Finnish paper and paperboard production falls 4% from 2010
Some 11.3 million tonnes of paper and paperboard were produced in Finland in 2011. This is down about 4% from 2010. 2011 was uneven for the paper and paperboard industry: the early part of the year went quite well, but, after the summer, the weaker world economy led to a powerful worsening in the paper industry's outlook.
Production of paper grades containing mechanical pulp (incl. newsprint) came to 4.7 million tonnes in 2011, about the same as in 2010. Production of fine paper totalled 2.6 million tonnes in 2011, down about 6% from 2010. Paperboard production came to 2.7 million tonnes in 2011, representing a decrease of around 4% from 2010.
Finnish pulp production totalled 6.7 million tonnes in 2011; this figure is almost unchanged from 2010. The price of long-fibre pulp exceeded US$1,000 per tonne during the early part of the year, but the price fell to about US$830 per tonne by the close of the year. Finnish pulp exports in 2011 were up an impressive 16% from the previous year.
Paper and paperboard industry undergoing a structural change
The structural realignment of the paper and paperboard industry in Finland continued in 2011. This also affected ownership relations within the paper industry, where factories or individual paper machines changed hands. The UPM mill in Myllykoski was shut down towards the end of 2011.
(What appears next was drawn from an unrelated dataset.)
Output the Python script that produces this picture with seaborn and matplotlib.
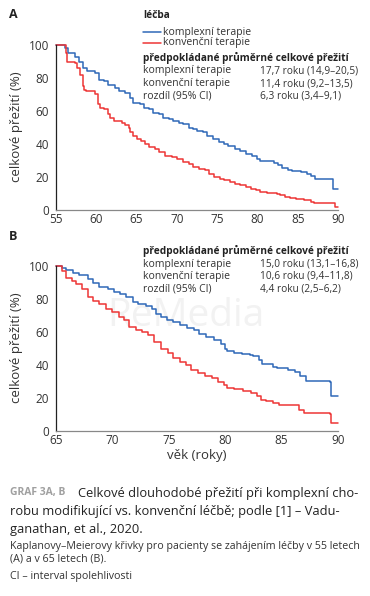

In January 2012, the Confederation of Finnish Industries EK published an investment survey, which examined developments in 2011. It indicates that the forest industry's investments in Finland started to grow in 2011, increasing to about €540 million. The level of investments is expected to remain almost unchanged in 2012.
Central factors to be considered when making investment decisions are the development of demand for the products of the pulp, paper and paperboard industry as well as the existence of a competitive investment environment. The greatest challenge to the competitiveness of Finland's paper industry is the Sulphur Directive, which is being prepared by the EU and deals with maritime transports. It threatens to burden the industry with additional costs amounting to €200 million annually. The national-level decision to amend industrial energy taxation has had a positive effect on the operating prerequisites of the Finnish paper industry.